*Work to do:* Reproduce exactly the lines below, from the first one through the line containing "const arrowDashed = [true, false, true, false, true, false];", and omit any pictures.

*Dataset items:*
##############################

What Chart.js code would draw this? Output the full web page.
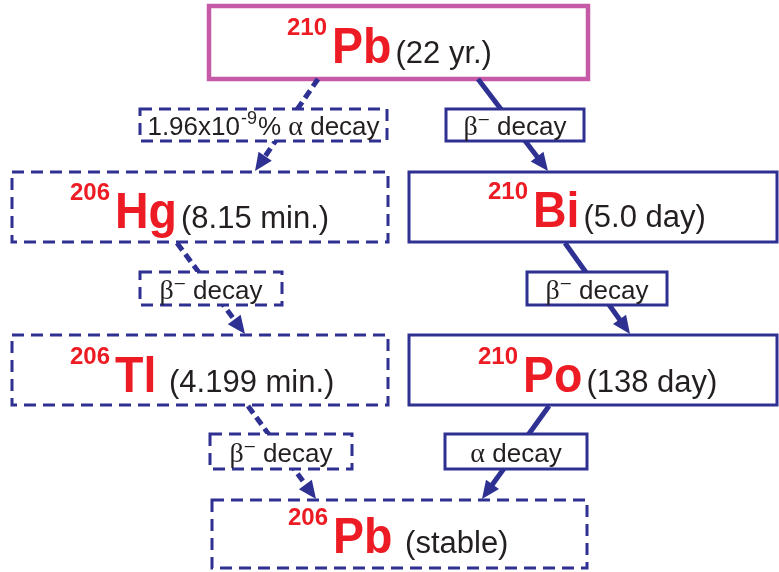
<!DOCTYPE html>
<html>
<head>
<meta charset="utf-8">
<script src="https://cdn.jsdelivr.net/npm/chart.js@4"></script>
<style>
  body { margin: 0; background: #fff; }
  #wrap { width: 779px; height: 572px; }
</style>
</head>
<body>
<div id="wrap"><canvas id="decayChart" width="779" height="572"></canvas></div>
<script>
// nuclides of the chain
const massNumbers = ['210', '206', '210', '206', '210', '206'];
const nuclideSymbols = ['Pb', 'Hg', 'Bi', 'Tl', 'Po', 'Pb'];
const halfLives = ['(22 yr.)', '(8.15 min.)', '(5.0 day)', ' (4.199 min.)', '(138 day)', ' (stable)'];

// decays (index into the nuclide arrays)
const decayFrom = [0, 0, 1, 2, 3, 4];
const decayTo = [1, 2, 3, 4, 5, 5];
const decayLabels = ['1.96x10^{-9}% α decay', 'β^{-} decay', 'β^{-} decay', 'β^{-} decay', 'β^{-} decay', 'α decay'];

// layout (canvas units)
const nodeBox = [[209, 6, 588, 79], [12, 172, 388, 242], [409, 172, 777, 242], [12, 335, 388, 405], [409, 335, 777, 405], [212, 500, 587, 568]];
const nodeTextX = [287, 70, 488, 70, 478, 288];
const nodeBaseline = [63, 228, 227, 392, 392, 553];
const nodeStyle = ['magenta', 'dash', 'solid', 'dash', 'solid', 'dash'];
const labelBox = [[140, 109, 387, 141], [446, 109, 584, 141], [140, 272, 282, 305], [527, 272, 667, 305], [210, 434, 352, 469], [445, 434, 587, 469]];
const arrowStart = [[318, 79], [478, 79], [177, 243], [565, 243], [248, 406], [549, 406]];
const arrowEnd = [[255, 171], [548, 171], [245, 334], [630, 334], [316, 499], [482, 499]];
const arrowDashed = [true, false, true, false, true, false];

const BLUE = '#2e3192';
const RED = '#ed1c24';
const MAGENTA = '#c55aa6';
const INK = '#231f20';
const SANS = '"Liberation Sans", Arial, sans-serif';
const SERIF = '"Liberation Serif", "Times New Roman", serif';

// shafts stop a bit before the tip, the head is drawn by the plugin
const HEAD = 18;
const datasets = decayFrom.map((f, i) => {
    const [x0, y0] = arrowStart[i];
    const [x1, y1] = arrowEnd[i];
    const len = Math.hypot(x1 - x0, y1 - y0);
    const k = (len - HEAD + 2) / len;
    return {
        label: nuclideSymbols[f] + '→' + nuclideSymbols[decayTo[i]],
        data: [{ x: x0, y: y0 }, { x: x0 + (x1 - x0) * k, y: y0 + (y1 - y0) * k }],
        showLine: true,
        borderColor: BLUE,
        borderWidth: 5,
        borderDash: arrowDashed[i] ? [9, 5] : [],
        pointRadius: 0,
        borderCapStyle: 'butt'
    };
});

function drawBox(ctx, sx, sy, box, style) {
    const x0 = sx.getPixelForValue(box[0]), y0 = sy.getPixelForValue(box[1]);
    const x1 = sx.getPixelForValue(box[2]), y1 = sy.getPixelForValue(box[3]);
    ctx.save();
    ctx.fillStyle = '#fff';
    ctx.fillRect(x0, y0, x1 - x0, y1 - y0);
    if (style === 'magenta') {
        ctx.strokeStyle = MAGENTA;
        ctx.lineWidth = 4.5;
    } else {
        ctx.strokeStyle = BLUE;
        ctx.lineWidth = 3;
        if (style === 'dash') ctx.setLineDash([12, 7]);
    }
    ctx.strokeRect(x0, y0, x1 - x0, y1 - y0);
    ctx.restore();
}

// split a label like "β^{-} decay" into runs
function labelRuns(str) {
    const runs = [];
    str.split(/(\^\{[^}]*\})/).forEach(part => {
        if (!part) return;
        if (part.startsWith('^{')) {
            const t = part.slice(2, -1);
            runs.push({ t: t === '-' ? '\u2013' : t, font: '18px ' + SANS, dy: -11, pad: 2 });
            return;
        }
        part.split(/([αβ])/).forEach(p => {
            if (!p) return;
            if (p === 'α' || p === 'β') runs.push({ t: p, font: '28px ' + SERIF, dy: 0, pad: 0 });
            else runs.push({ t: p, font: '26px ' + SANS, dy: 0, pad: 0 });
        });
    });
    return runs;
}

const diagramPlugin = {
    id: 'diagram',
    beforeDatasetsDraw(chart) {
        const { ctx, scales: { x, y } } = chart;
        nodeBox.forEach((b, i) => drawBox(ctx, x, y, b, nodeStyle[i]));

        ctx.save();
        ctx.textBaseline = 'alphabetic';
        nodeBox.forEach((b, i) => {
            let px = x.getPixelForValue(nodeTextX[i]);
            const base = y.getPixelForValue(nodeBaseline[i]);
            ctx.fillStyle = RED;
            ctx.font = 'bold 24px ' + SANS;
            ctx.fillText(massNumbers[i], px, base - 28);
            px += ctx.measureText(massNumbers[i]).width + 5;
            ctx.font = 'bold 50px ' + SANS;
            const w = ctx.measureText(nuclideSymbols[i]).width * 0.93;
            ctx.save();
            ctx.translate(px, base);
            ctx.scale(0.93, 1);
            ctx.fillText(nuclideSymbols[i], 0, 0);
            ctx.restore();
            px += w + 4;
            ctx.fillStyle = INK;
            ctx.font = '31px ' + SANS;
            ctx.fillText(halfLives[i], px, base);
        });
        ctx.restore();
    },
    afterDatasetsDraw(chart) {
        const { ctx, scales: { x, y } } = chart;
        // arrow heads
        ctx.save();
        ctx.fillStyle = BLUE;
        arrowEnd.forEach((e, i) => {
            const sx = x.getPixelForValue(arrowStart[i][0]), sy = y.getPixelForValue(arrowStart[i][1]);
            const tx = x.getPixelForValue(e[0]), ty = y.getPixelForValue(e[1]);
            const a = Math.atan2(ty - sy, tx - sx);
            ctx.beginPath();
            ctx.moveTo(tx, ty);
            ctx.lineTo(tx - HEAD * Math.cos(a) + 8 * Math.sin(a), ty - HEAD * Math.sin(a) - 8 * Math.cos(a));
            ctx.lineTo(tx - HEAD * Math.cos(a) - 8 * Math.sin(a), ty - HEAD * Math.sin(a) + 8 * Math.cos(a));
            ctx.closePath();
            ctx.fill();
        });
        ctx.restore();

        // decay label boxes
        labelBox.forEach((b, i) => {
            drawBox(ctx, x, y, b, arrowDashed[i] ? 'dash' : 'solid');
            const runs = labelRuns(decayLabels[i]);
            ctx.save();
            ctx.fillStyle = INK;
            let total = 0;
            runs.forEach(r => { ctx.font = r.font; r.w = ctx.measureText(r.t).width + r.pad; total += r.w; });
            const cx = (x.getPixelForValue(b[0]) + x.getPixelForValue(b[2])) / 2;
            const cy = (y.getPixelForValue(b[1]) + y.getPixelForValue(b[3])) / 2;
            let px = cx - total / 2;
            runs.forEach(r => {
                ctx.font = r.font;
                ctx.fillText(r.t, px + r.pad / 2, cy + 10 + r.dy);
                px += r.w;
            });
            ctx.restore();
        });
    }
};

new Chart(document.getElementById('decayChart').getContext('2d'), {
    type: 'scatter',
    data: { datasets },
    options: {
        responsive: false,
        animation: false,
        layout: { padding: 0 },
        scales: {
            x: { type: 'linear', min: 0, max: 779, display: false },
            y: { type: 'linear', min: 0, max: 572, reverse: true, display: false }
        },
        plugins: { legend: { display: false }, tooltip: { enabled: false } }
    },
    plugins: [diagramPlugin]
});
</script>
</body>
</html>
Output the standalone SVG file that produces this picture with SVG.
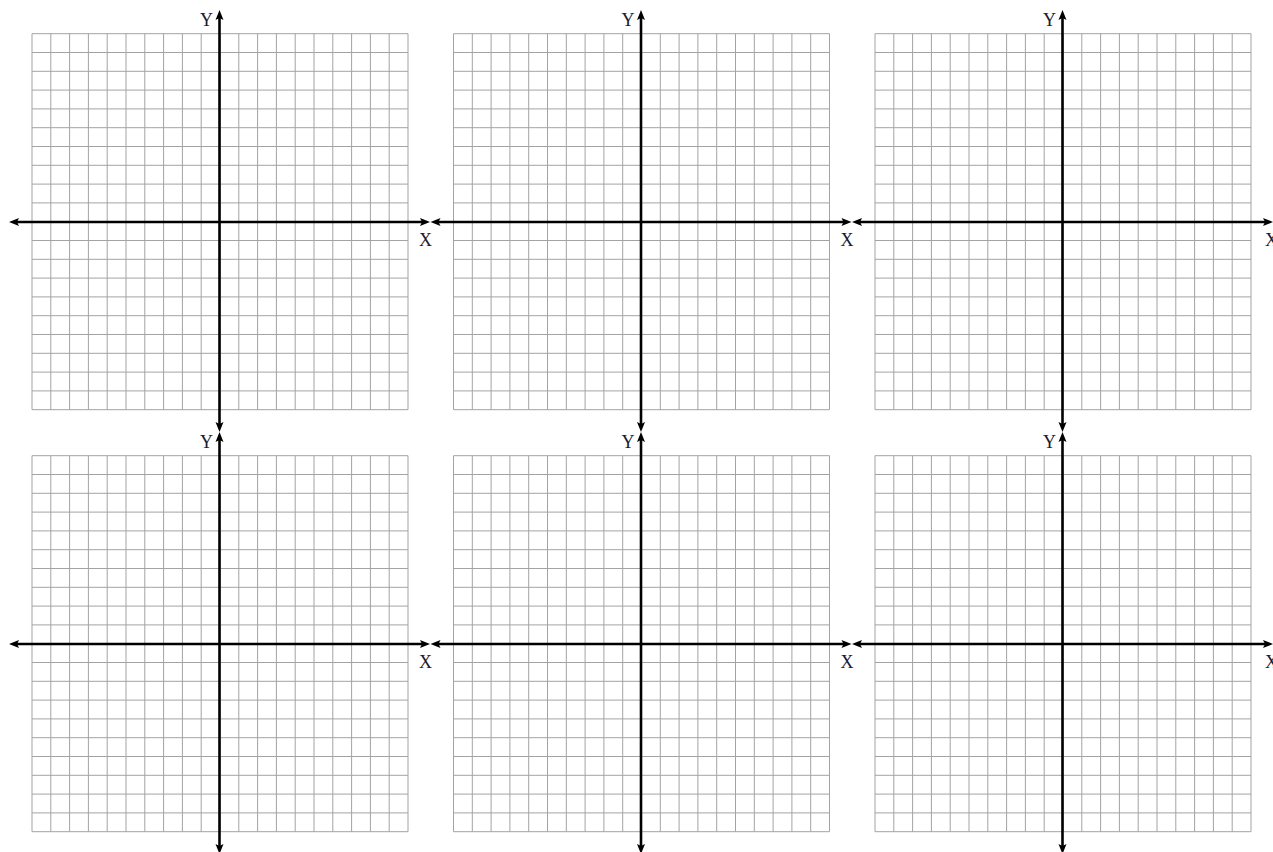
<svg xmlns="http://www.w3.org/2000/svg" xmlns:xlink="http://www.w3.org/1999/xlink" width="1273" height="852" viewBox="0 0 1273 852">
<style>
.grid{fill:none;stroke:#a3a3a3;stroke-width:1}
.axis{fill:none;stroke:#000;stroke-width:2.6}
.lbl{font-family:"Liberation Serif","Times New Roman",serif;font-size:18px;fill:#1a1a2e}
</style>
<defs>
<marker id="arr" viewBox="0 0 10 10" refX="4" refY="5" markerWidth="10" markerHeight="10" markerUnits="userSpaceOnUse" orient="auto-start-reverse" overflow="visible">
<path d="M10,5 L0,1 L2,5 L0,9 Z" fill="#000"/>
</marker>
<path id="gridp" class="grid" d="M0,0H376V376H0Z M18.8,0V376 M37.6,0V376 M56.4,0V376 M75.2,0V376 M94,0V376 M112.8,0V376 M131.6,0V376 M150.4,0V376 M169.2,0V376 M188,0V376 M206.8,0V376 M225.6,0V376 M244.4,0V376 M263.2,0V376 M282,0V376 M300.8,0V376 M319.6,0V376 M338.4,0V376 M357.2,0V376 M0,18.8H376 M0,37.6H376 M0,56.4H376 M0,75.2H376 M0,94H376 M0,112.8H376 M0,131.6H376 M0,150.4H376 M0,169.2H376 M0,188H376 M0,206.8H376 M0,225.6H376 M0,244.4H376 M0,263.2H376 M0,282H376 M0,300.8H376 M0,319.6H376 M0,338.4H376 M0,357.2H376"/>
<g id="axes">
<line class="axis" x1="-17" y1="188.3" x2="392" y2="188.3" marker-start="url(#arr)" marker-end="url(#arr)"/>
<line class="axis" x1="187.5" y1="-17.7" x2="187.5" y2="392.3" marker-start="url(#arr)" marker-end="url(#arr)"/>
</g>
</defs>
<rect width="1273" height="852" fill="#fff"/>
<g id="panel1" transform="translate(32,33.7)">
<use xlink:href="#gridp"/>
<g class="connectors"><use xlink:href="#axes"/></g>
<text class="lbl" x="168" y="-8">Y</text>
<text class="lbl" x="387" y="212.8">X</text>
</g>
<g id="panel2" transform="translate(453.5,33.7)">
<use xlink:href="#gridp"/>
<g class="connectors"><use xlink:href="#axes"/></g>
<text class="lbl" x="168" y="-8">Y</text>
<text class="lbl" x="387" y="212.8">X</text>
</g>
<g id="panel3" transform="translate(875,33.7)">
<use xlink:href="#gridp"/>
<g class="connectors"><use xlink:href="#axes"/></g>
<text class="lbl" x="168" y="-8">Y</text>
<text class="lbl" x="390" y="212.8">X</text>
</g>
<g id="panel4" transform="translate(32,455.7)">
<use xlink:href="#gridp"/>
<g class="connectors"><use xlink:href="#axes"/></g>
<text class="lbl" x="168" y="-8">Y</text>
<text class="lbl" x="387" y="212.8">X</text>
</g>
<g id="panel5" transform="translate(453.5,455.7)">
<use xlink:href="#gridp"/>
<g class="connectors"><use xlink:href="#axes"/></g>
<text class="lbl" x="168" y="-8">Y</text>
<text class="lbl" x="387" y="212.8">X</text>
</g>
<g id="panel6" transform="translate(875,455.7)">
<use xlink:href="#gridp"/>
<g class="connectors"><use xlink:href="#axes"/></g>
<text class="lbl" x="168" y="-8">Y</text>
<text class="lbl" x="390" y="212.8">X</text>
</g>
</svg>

##############################

*The solution:*
What Chart.js code would draw this? Output the full web page.
<!DOCTYPE html>
<html>
<head>
<meta charset="utf-8">
<script src="https://cdn.jsdelivr.net/npm/chart.js@4"></script>
<style>
  body { margin: 0; background: #fff; }
  #wrap { width: 779px; height: 572px; }
</style>
</head>
<body>
<div id="wrap"><canvas id="decayChart" width="779" height="572"></canvas></div>
<script>
// nuclides of the chain
const massNumbers = ['210', '206', '210', '206', '210', '206'];
const nuclideSymbols = ['Pb', 'Hg', 'Bi', 'Tl', 'Po', 'Pb'];
const halfLives = ['(22 yr.)', '(8.15 min.)', '(5.0 day)', ' (4.199 min.)', '(138 day)', ' (stable)'];

// decays (index into the nuclide arrays)
const decayFrom = [0, 0, 1, 2, 3, 4];
const decayTo = [1, 2, 3, 4, 5, 5];
const decayLabels = ['1.96x10^{-9}% α decay', 'β^{-} decay', 'β^{-} decay', 'β^{-} decay', 'β^{-} decay', 'α decay'];

// layout (canvas units)
const nodeBox = [[209, 6, 588, 79], [12, 172, 388, 242], [409, 172, 777, 242], [12, 335, 388, 405], [409, 335, 777, 405], [212, 500, 587, 568]];
const nodeTextX = [287, 70, 488, 70, 478, 288];
const nodeBaseline = [63, 228, 227, 392, 392, 553];
const nodeStyle = ['magenta', 'dash', 'solid', 'dash', 'solid', 'dash'];
const labelBox = [[140, 109, 387, 141], [446, 109, 584, 141], [140, 272, 282, 305], [527, 272, 667, 305], [210, 434, 352, 469], [445, 434, 587, 469]];
const arrowStart = [[318, 79], [478, 79], [177, 243], [565, 243], [248, 406], [549, 406]];
const arrowEnd = [[255, 171], [548, 171], [245, 334], [630, 334], [316, 499], [482, 499]];
const arrowDashed = [true, false, true, false, true, false];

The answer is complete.